What needs to be done
Select each line where the word "this" appears.

Raw data

________________

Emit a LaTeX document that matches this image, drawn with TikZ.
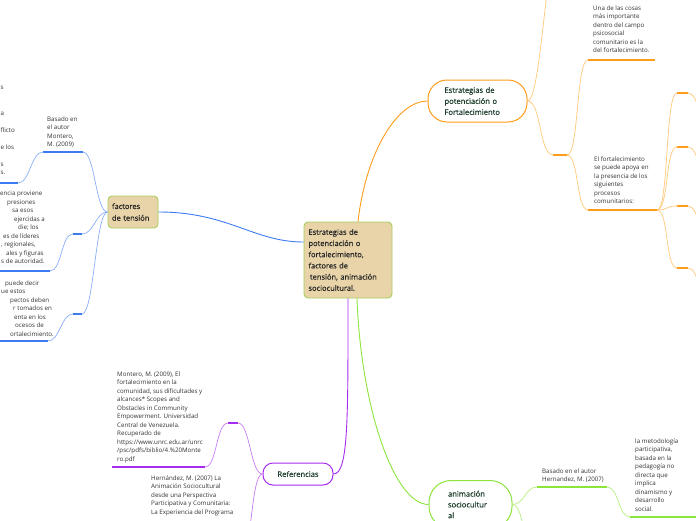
\documentclass[tikz,border=0pt]{standalone}
\usepackage{fontspec}
\setmainfont{Open Sans}
\newfontfamily\topicfont{Open Sans}[FakeBold=0.6]
\usetikzlibrary{positioning}
\definecolor{blueln}{HTML}{3D7BF2}
\definecolor{bluelt}{HTML}{8AAEF7}
\definecolor{orangeln}{HTML}{FF9C1A}
\definecolor{orangelt}{HTML}{FFC878}
\definecolor{greenln}{HTML}{8CE43C}
\definecolor{greenlt}{HTML}{B4EE80}
\definecolor{purpleln}{HTML}{A62CF0}
\definecolor{purplelt}{HTML}{C67CF5}
\definecolor{tanfill}{HTML}{E8D4A8}
\definecolor{tanedge}{HTML}{A6CE5E}
\definecolor{topictext}{HTML}{1E3F2E}
\definecolor{notetext}{HTML}{333333}

\begin{document}
\begin{tikzpicture}[x=1pt,y=-1pt,
  topic/.style={draw=tanedge,fill=tanfill,rounded corners=4pt,line width=0.9pt,align=left,text=black!85,font=\topicfont\fontsize{7.5}{11.2}\selectfont},
  pill/.style={fill=white,line width=1pt,align=left,text=topictext,font=\topicfont\fontsize{7.6}{11}\selectfont},
  note/.style={anchor=north west,inner sep=0pt,align=left,text=notetext,font=\fontsize{6.2}{8.5}\selectfont},
  conn/.style={line width=0.9pt},
  twig/.style={line width=0.7pt},
  uline/.style={line width=2.2pt}]
\useasboundingbox (0,0) rectangle (696,520);
\clip (0,0) rectangle (696,520);

% main topics
\node[topic,minimum width=88pt,minimum height=76pt,text width=79pt,inner xsep=4.5pt] (cen) at (348,260)
  {Estrategias de\\potenciación o\\fortalecimiento,\\factores de\\\hspace{1.5pt}tensión, animación\\sociocultural.};
\node[topic,minimum width=50pt,minimum height=32pt,text width=42pt,inner xsep=4pt,font=\topicfont\fontsize{7.5}{11.7}\selectfont] (fac) at (133,212)
  {factores\\de tensión};
\node[pill,draw=orangeln,rounded corners=19pt,minimum width=99pt,minimum height=42pt,text width=66pt,inner xsep=16.5pt] (pot) at (477.5,101)
  {Estrategias de\\potenciación o\\Fortalecimiento};
\node[pill,draw=purpleln,rounded corners=10pt,minimum width=70pt,minimum height=22pt] (ref) at (298,474) {Referencias};
\node[pill,draw=greenln,rounded corners=22pt,minimum width=83pt,minimum height=48pt,text width=45pt,inner xsep=19pt,font=\topicfont\fontsize{7.6}{10.8}\selectfont] (ani) at (470.5,504.5)
  {animación\\sociocultur\\al};

% branches from the centre
\draw[conn,blueln] (fac.east) .. controls +(70,0) and +(-50,0) .. ([yshift=18pt]cen.west);
\draw[conn,orangeln] ([xshift=10pt]cen.north) .. controls +(8,-70) and +(-30,0) .. (pot.west);
\draw[conn,purpleln] (cen.south) .. controls +(0,120) and +(15,0) .. (ref.east);
\draw[conn,greenln] ([xshift=9pt]cen.south) .. controls +(4,110) and +(-34,0) .. (ani.west);

% factores de tension
\coordinate (b1a) at (43,152); \coordinate (b1b) at (83,152);
\coordinate (l1a) at (-5,183); \coordinate (l1b) at (18,183);
\coordinate (b2a) at (73,234); \coordinate (b2b) at (82,234);
\coordinate (l2a) at (-5,271); \coordinate (l2b) at (50,271);
\coordinate (b3a) at (73,314); \coordinate (b3b) at (82,314);
\coordinate (l3a) at (-5,341); \coordinate (l3b) at (48,341);
\draw[twig,bluelt] (fac.west) .. controls +(-12,0) and +(12,0) .. (b1b);
\draw[twig,bluelt] (fac.west) .. controls +(-12,0) and +(12,0) .. (b2b);
\draw[twig,bluelt] (fac.west) .. controls +(-12,0) and +(12,0) .. (b3b);
\draw[twig,bluelt] (b1a) .. controls +(-12,0) and +(12,0) .. (l1b);
\draw[twig,bluelt] (b2a) .. controls +(-12,0) and +(12,0) .. (l2b);
\draw[twig,bluelt] (b3a) .. controls +(-12,0) and +(12,0) .. (l3b);
\draw[uline,blueln] (b1a) -- (b1b); \draw[uline,blueln] (l1a) -- (l1b);
\draw[uline,blueln] (b2a) -- (b2b); \draw[uline,blueln] (l2a) -- (l2b);
\draw[uline,blueln] (b3a) -- (b3b); \draw[uline,blueln] (l3a) -- (l3b);
\node[note] (montero1) at (47,116.2) {Basado en\\el autor\\Montero,\\M. (2009)};
\node[note] (cut1) at (0.5,86.2) {s\\\mbox{}\\\mbox{}\\a\\\mbox{}\\flicto\\\mbox{}\\e los\\\mbox{}\\s\\s.};
\node[note] (cut2) at (0,191.2) {encia proviene\\\hspace{7pt}presiones\\\hspace{12pt}sa esos\\\hspace{14pt}ejercidas a\\\hspace{18pt}die; los\\\hspace{3pt}es de líderes\\\hspace{1pt}, regionales,\\\hspace{6pt}ales y figuras\\\hspace{1pt}s de autoridad.};
\node[note] (cut3) at (0,280.2) {\hspace{5pt}puede decir\\\hspace{1pt}ue estos\\\hspace{10pt}pectos deben\\\hspace{13pt}r tomados en\\\hspace{14pt}enta en los\\\hspace{15pt}ocesos de\\\hspace{10pt}ortalecimiento.};

% potenciacion
\coordinate (otop) at (560,-60);
\coordinate (d1a) at (553,155); \coordinate (d1b) at (567,155);
\coordinate (u1a) at (588,60);  \coordinate (u1b) at (655,60);
\coordinate (u2a) at (588,210); \coordinate (u2b) at (657,210);
\draw[twig,orangelt] (pot.east) .. controls +(14,0) and +(-14,0) .. (otop);
\draw[twig,orangelt] (pot.east) .. controls +(14,0) and +(-14,0) .. (d1a);
\draw[twig,orangelt] (d1b) .. controls +(12,0) and +(-12,0) .. (u1a);
\draw[twig,orangelt] (d1b) .. controls +(12,0) and +(-12,0) .. (u2a);
\draw[uline,orangeln] (d1a) -- (d1b);
\draw[uline,orangeln] (u1a) -- (u1b);
\draw[uline,orangeln] (u2a) -- (u2b);
\node[note] (cosas) at (593,5.2) {Una de las cosas\\más importante\\dentro del campo\\psicosocial\\comunitario es la\\del fortalecimiento.};
\node[note] (apoya) at (594,156.2) {El fortalecimiento\\se puede apoya en\\la presencia de los\\siguientes\\procesos\\comunitarios:};
\coordinate (k1a) at (677,93);  \coordinate (k1b) at (688,93);  \coordinate (k1c) at (712,133);
\coordinate (k2a) at (677,147); \coordinate (k2b) at (688,147); \coordinate (k2c) at (712,187);
\coordinate (k3a) at (677,206); \coordinate (k3b) at (688,206); \coordinate (k3c) at (712,246);
\coordinate (k4a) at (677,268); \coordinate (k4b) at (688,268); \coordinate (k4c) at (712,308);
\draw[twig,orangelt] (u2b) .. controls +(12,0) and +(-12,0) .. (k1a);
\draw[twig,orangelt] (u2b) .. controls +(12,0) and +(-12,0) .. (k2a);
\draw[twig,orangelt] (u2b) .. controls +(12,0) and +(-12,0) .. (k3a);
\draw[twig,orangelt] (u2b) .. controls +(12,0) and +(-12,0) .. (k4a);
\draw[twig,orangelt] (k1b) .. controls +(12,0) and +(-12,0) .. (k1c);
\draw[twig,orangelt] (k2b) .. controls +(12,0) and +(-12,0) .. (k2c);
\draw[twig,orangelt] (k3b) .. controls +(12,0) and +(-12,0) .. (k3c);
\draw[twig,orangelt] (k4b) .. controls +(12,0) and +(-12,0) .. (k4c);
\draw[uline,orangeln] (k1a) -- (k1b); \draw[uline,orangeln] (k2a) -- (k2b);
\draw[uline,orangeln] (k3a) -- (k3b); \draw[uline,orangeln] (k4a) -- (k4b);

% referencias
\coordinate (e1a) at (228,423); \coordinate (e1b) at (238,423);
\coordinate (m1a) at (112,467); \coordinate (m1b) at (205,467);
\coordinate (hbot) at (240,560);
\draw[twig,purplelt] (ref.west) .. controls +(-12,0) and +(12,0) .. (e1b);
\draw[twig,purplelt] (ref.west) .. controls +(-12,0) and +(12,0) .. (hbot);
\draw[twig,purplelt] (e1a) .. controls +(-12,0) and +(12,0) .. (m1b);
\draw[uline,purpleln] (e1a) -- (e1b);
\draw[uline,purpleln] (m1a) -- (m1b);
\node[note] (montero2) at (117,371.2) {Montero, M. (2009), El\\fortalecimiento en la\\comunidad, sus dificultades y\\alcances* Scopes and\\Obstacles in Community\\Empowerment. Universidad\\Central de Venezuela.\\Recuperado de\\https://www.unrc.edu.ar/unrc\\/psc/pdfs/biblio/4.\%20Monte\\ro.pdf};
\node[note] (hernandez1) at (151,475.2) {Hernández, M. (2007) La\\Animación Sociocultural\\desde una Perspectiva\\Participativa y Comunitaria:\\La Experiencia del Programa};

% animacion sociocultural
\coordinate (g1a) at (537,487); \coordinate (g1b) at (607,487);
\coordinate (g2a) at (630,517); \coordinate (g2b) at (700,517);
\coordinate (gbot) at (537,560);
\draw[twig,greenlt] (ani.east) .. controls +(12,0) and +(-12,0) .. (g1a);
\draw[twig,greenlt] (ani.east) .. controls +(12,0) and +(-12,0) .. (gbot);
\draw[twig,greenlt] (g1b) .. controls +(12,0) and +(-12,0) .. (g2a);
\draw[uline,greenln] (g1a) -- (g1b);
\draw[uline,greenln] (g2a) -- (g2b);
\node[note] (hernandez2) at (542,468.2) {Basado en el autor\\Hernandez, M. (2007)};
\node[note] (metodo) at (635,438.2) {la metodología\\participativa,\\basada en la\\pedagogía no\\directa que\\implica\\dinamismo y\\desarrollo\\social.};
\end{tikzpicture}
\end{document}
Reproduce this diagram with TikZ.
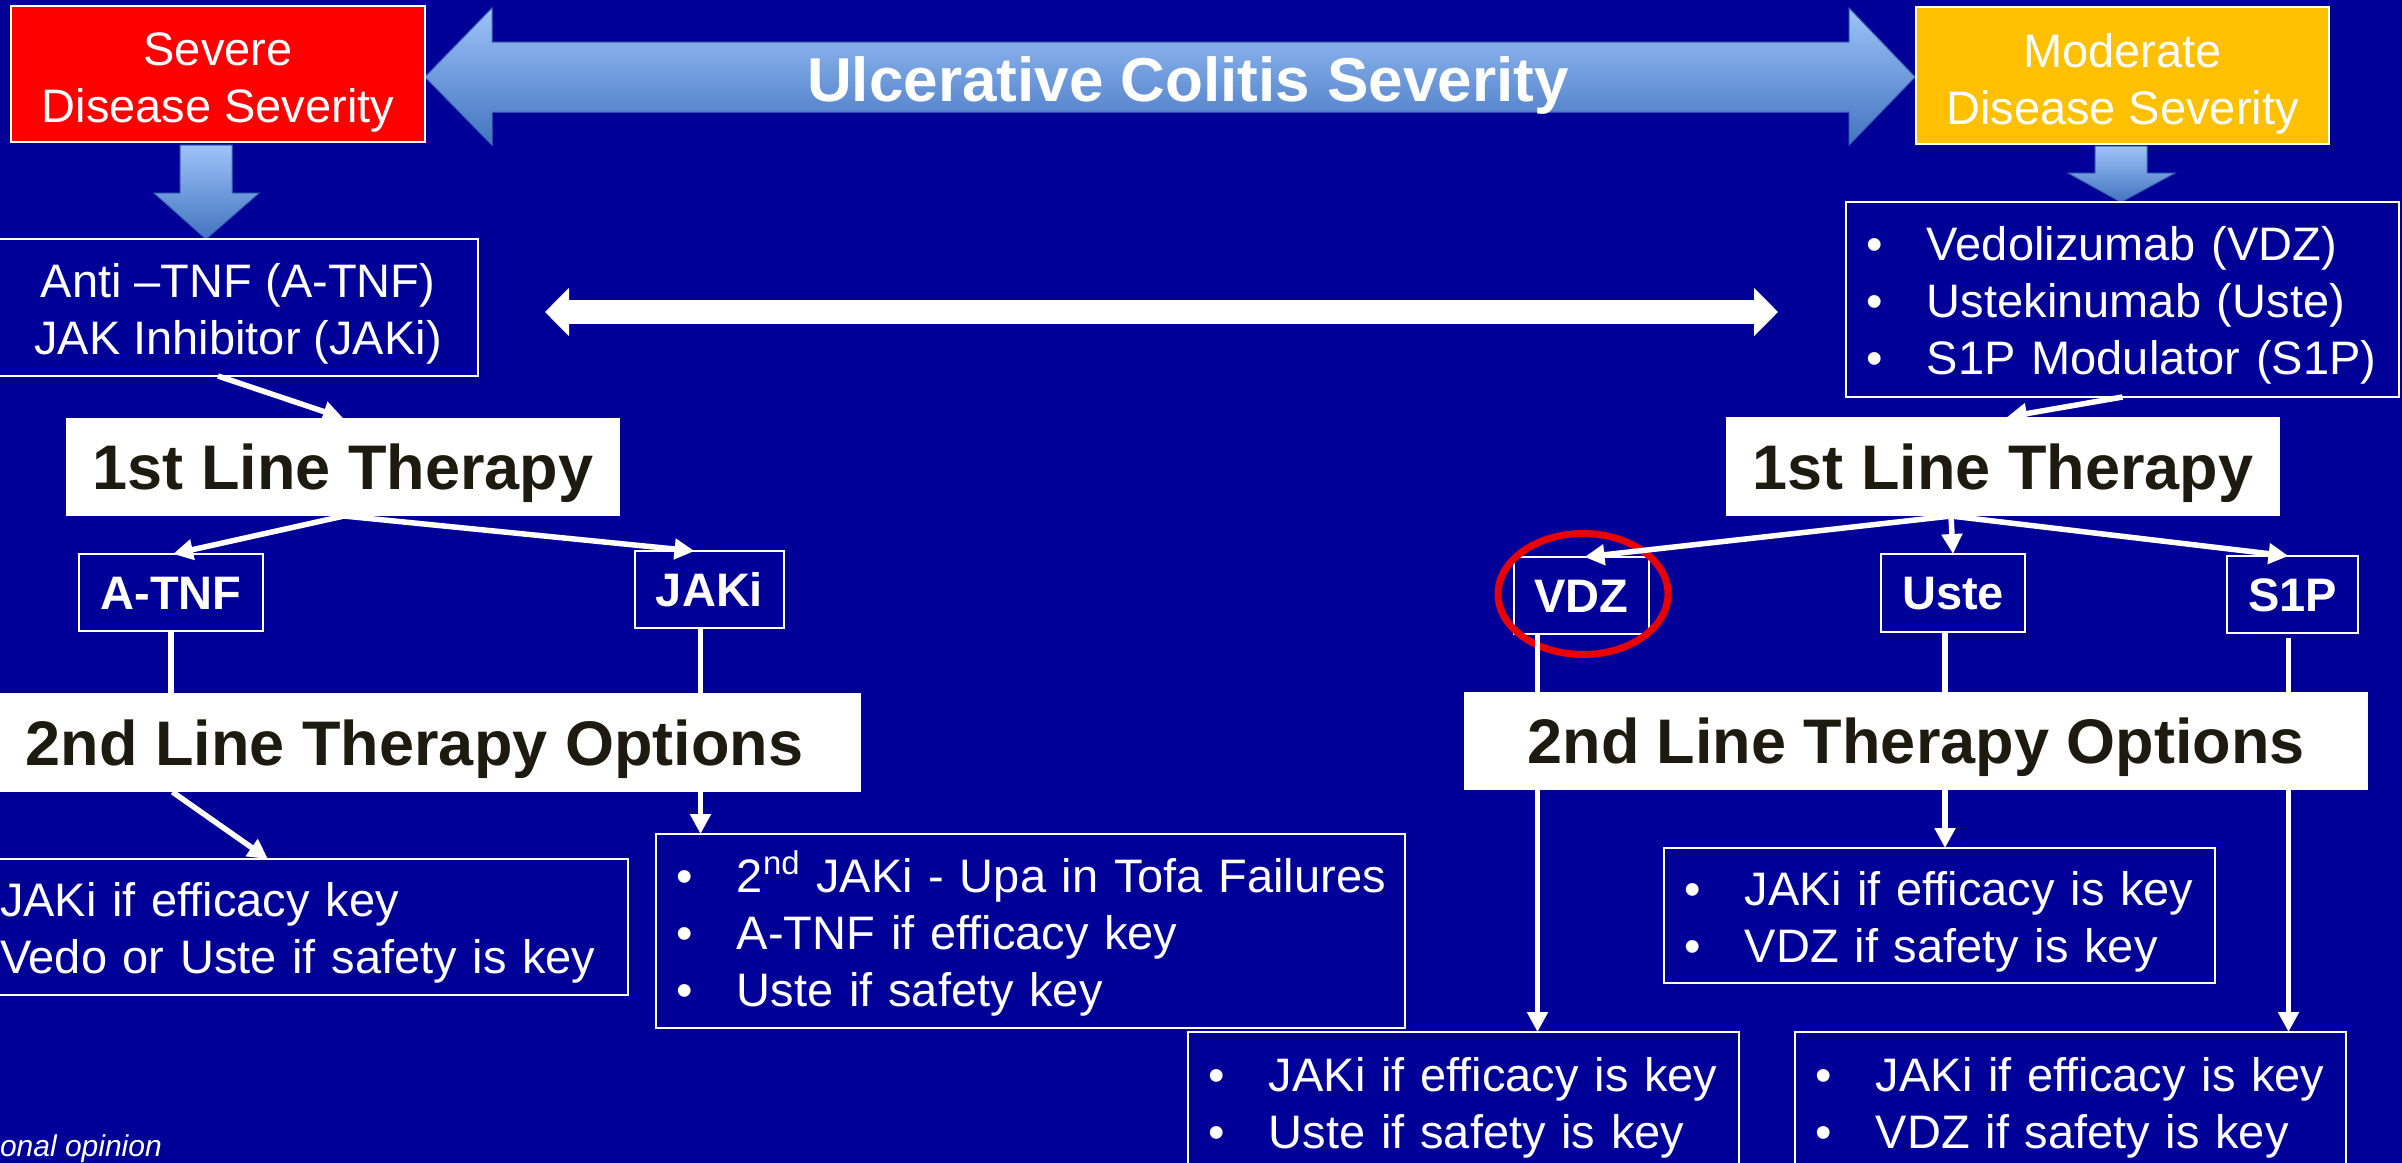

________________

Reply to the task
Emit a LaTeX document that matches this image, drawn with TikZ.
Reproduce this diagram with TikZ.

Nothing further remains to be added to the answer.